Reputation: 12177
I have strings like this...
"1. yada yada yada (This is a string; "This is a thing")
2. blah blah blah (This is also a string)"
I want to return...
['this is a string', 'this is also a string']
so it should match everything between the '(' and ';' or between '(' and ')'
this is what I have so far in python matches the sections I want, but I can't figure out how to cut them down to return what I really want inside them...
pattern = re.compile('\([a-zAZ ;"]+\)|\([a-zAZ ]+\)')
re.findall(pattern)
it returns this...
['(This is a string; "This is a thing"), '(This is also a string)']
EDIT ADDED FOR MORE INFO:
I realized there is more parenthesis above the numebred text sections that I want to omit....
"some text and stuff (some more info)
1. yada yada yada (This is a string; "This is a thing")
2. blah blah blah (This is also a string)"
I don't want to match "(some more info)" but I am not sure how to only include the text after the numbers (ex. 1. lskdfjlsdjfds(string I want))
Upvotes: 1
Views: 1352
Reputation: 2274
I would suggest
^[^\(]*\(([^;\)]+)
Splitting it into parts:
# ^ - start of string
# [^\(]* - everything that's not an opening bracket
# \( - opening bracket
# ([^;\)]+) - capture everything that's not semicolon or closing bracket
Unless of course you wish to impose (or drop) some requirements on "blah blah blah" part.

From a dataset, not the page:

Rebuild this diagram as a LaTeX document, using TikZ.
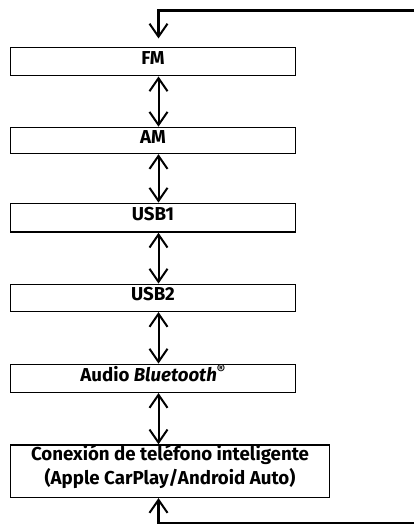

You can drop the first two parts, but then it will match some things it probably shouldn't... or maybe it should. It all depends on what your objectives are.
P. S. Missed that you want to find all instances. So multiline flag needs to be set:
pattern = re.compile(r'^[^\(]*\(([^;\)]+)', re.MULTILINE)
matches = pattern.findall(string_to_search)
It is important to check for beginning of the line, because your input can be:
"""1. yada yada yada (This is a string; "This is a (thing)")
2. blah blah blah (This is also a string)"""
Upvotes: 1
Reputation: 626689
You can use
\(([^);]+)
The regex demo is available here.
Note the capturing group I set with the help of unescaped parentheses: the value captured with this subpattern is returned by the re.findall
method, not the whole match.
It matches
\(
- a literal (
([^);]+)
- matches and captures 1 or more characters other than )
or ;
import re
p = re.compile(r'\(([^);]+)')
test_str = "1. yada yada yada (This is a string; \"This is a thing\")\n2. blah blah blah (This is also a string)"
print(p.findall(test_str)) # => ['This is a string', 'This is also a string']
Upvotes: 2